Structural issues are also emerging. Lack of liquidity and market depth are core problems. According to Kaiko data, Bitcoin’s 1% market depth is $535 million, while most altcoins are only a fraction of that. Even with the same amount of capital inflow, the impact on altcoin prices should be greater than on Bitcoin, but the current “fact-based selling” phenomenon is masking this. Moreover, many altcoins suffer from low liquidity, increasing the risk of price manipulation, which directly affects ETF net asset value calculations and raises regulatory concerns.
However, in the long term, there are structural positive factors. The emergence of these ETFs essentially confirms the “non-security” status of altcoins from a legal perspective and provides an entry point for compliant fiat currency. From an institutional portfolio construction standpoint, ETF adoption will lead to sustained passive buying of these altcoins.
While speculators are retreating, institutional portfolio funds are beginning to enter, forming a higher long-term bottom for these altcoins.
Another noteworthy point is the ongoing market stratification. ETFs for assets like BTC, ETH, SOL, XRP, and DOGE form the first group, enjoying a “compliance premium” that allows registered investment advisors and pension funds to include them without obstacles. Meanwhile, non-ETF assets remain in the second group, relying on retail investor funds and on-chain liquidity.

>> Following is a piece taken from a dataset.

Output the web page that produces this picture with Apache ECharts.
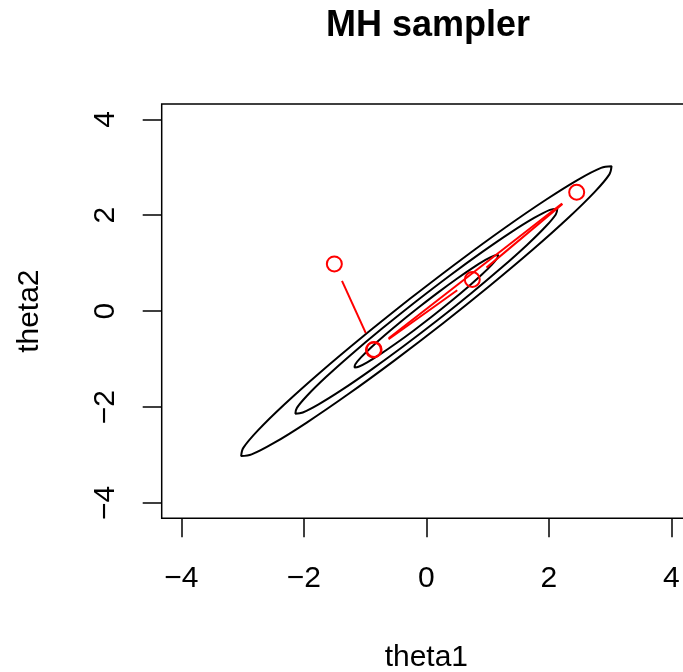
<!DOCTYPE html>
<html>
<head>
<meta charset="utf-8">
<script src="https://cdn.jsdelivr.net/npm/echarts@6/dist/echarts.min.js"></script>
<style>
html,body{margin:0;padding:0;background:#fff;}
#chart{width:683px;height:672px;}
</style>
</head>
<body>
<div id="chart"></div>
<script>
// ---- data ----
const xTicks = [-4, -2, 0, 2, 4];
const yTicks = [-4, -2, 0, 2, 4];

// contour lines (outer, middle, inner)
const outerX = [-0.263,-1.036,-1.739,-2.323,-2.749,-2.988,-3.023,-2.852,-2.487,-1.952,-1.284,-0.529,0.263,1.036,1.739,2.323,2.749,2.988,3.023,2.852,2.487,1.952,1.284,0.529,-0.263];
const outerY = [0.263,-0.529,-1.284,-1.952,-2.487,-2.852,-3.023,-2.988,-2.749,-2.323,-1.739,-1.036,-0.263,0.529,1.284,1.952,2.487,2.852,3.023,2.988,2.749,2.323,1.739,1.036,0.263];
const middleX = [-0.186,-0.733,-1.230,-1.643,-1.944,-2.113,-2.138,-2.017,-1.759,-1.380,-0.908,-0.374,0.186,0.733,1.230,1.643,1.944,2.113,2.138,2.017,1.759,1.380,0.908,0.374,-0.186];
const middleY = [0.186,-0.374,-0.908,-1.380,-1.759,-2.017,-2.138,-2.113,-1.944,-1.643,-1.230,-0.733,-0.186,0.374,0.908,1.380,1.759,2.017,2.138,2.113,1.944,1.643,1.230,0.733,0.186];
const innerX = [-0.102,-0.402,-0.675,-0.902,-1.067,-1.159,-1.173,-1.107,-0.965,-0.757,-0.498,-0.205,0.102,0.402,0.675,0.902,1.067,1.159,1.173,1.107,0.965,0.757,0.498,0.205,-0.102];
const innerY = [0.102,-0.205,-0.498,-0.757,-0.965,-1.107,-1.173,-1.159,-1.067,-0.902,-0.675,-0.402,-0.102,0.205,0.498,0.757,0.965,1.107,1.173,1.159,1.067,0.902,0.675,0.402,0.102];

// MH chain
const chainX = [-1.502, -0.863, 0.750, 2.454, -0.853];
const chainY = [0.984, -0.809, 0.660, 2.480, -0.800];

// ---- chart ----
const FONT = '"Liberation Sans", Arial, Helvetica, sans-serif';
const GAP = 18.5;
const zip = (xs, ys) => xs.map((x, i) => [x, ys[i]]);
const minusFmt = v => String(v).replace('-', '\u2212');

const chart = echarts.init(document.getElementById('chart'), null, {renderer: 'canvas'});

function contour(xs, ys) {
  return {
    type: 'line', data: zip(xs, ys), showSymbol: false, symbol: 'none',
    smooth: 0.35, silent: true, animation: false, z: 2,
    lineStyle: {color: '#000', width: 2}
  };
}

const option = {
  backgroundColor: '#fff',
  animation: false,
  title: {
    text: 'MH sampler', left: 428, top: 8, textAlign: 'center', padding: 0,
    textStyle: {fontFamily: FONT, fontWeight: 'bold', fontSize: 36, color: '#000'}
  },
  grid: {
    left: 161.7, top: 104, width: 529.3, height: 414.3,
    outerBoundsMode: 'none', containLabel: false,
    show: true, borderColor: '#000', borderWidth: 1.5, backgroundColor: 'transparent'
  },
  xAxis: {
    type: 'value', min: -4.32, max: 4.32,
    axisLine: {show: false, onZero: false},
    splitLine: {show: false},
    axisTick: {show: true, customValues: xTicks, length: 19, lineStyle: {color: '#000', width: 1.5}},
    axisLabel: {customValues: xTicks, margin: 45, fontSize: 30, color: '#000', fontFamily: FONT, formatter: minusFmt},
    name: 'theta1', nameLocation: 'middle', nameGap: 124,
    nameTextStyle: {fontSize: 30, color: '#000', fontFamily: FONT}
  },
  yAxis: {
    type: 'value', min: -4.32, max: 4.32,
    axisLine: {show: false, onZero: false},
    splitLine: {show: false},
    axisTick: {show: true, customValues: yTicks, length: 19, lineStyle: {color: '#000', width: 1.5}},
    axisLabel: {customValues: yTicks, rotate: 90, margin: 41, fontSize: 30, color: '#000', fontFamily: FONT, formatter: minusFmt},
    name: 'theta2', nameLocation: 'middle', nameGap: 117, nameRotate: 90,
    nameTextStyle: {fontSize: 30, color: '#000', fontFamily: FONT}
  },
  series: [
    contour(outerX, outerY),
    contour(middleX, middleY),
    contour(innerX, innerY),
    {
      type: 'custom', data: zip(chainX, chainY), z: 3, silent: true, animation: false,
      renderItem: function (params, api) {
        const i = params.dataIndex;
        if (i === 0) return null;
        const p0 = api.coord([chainX[i - 1], chainY[i - 1]]);
        const p1 = api.coord([chainX[i], chainY[i]]);
        const dx = p1[0] - p0[0], dy = p1[1] - p0[1];
        const d = Math.hypot(dx, dy);
        if (d <= 2 * GAP) return null;
        const ux = dx / d, uy = dy / d;
        return {
          type: 'line',
          shape: {x1: p0[0] + ux * GAP, y1: p0[1] + uy * GAP, x2: p1[0] - ux * GAP, y2: p1[1] - uy * GAP},
          style: {stroke: '#ff0000', lineWidth: 2}
        };
      }
    },
    {
      type: 'scatter', data: zip(chainX, chainY), symbol: 'circle', symbolSize: 15, z: 4,
      silent: true, animation: false,
      itemStyle: {color: 'rgba(0,0,0,0)', borderColor: '#ff0000', borderWidth: 2, opacity: 1}
    }
  ]
};
chart.setOption(option);
</script>
</body>
</html>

Innovative efforts are also underway. Bitwise’s Solana ETF aims to distribute on-chain revenue to investors through staking mechanisms. The SEC has long regarded staking services as securities issuance, but Bitwise explicitly states “Staking ETF” in its S-1 filing, attempting to design a compliant structure. If successful, it could offer cash flows similar to dividends, unlike the non-yielding Bitcoin ETF.
This movement will not stop. Over the next 6 to 12 months, more assets like Avalanche and Chainlink are likely to follow this ETF model. The BNB ETF is seen as the ultimate test of the new SEC leadership’s regulatory stance.
Currently, Litecoin ETF’s daily net inflow is only a few hundred thousand dollars, with some days seeing no inflow at all. The HBAR ETF also saw about 60% of its initial weekly inflow concentrated, but subsequent net inflows have clearly decreased.
The once speculative, story-driven market is irreversibly evolving into a new order centered on compliance channels and institutional portfolio building. The concentrated listing of altcoin spot ETFs is just the beginning of this transformation. Short-term price fluctuations may be concerning, but looking at the broader structural shift, the phenomenon of altcoins not rising can be seen as a temporary adjustment phase.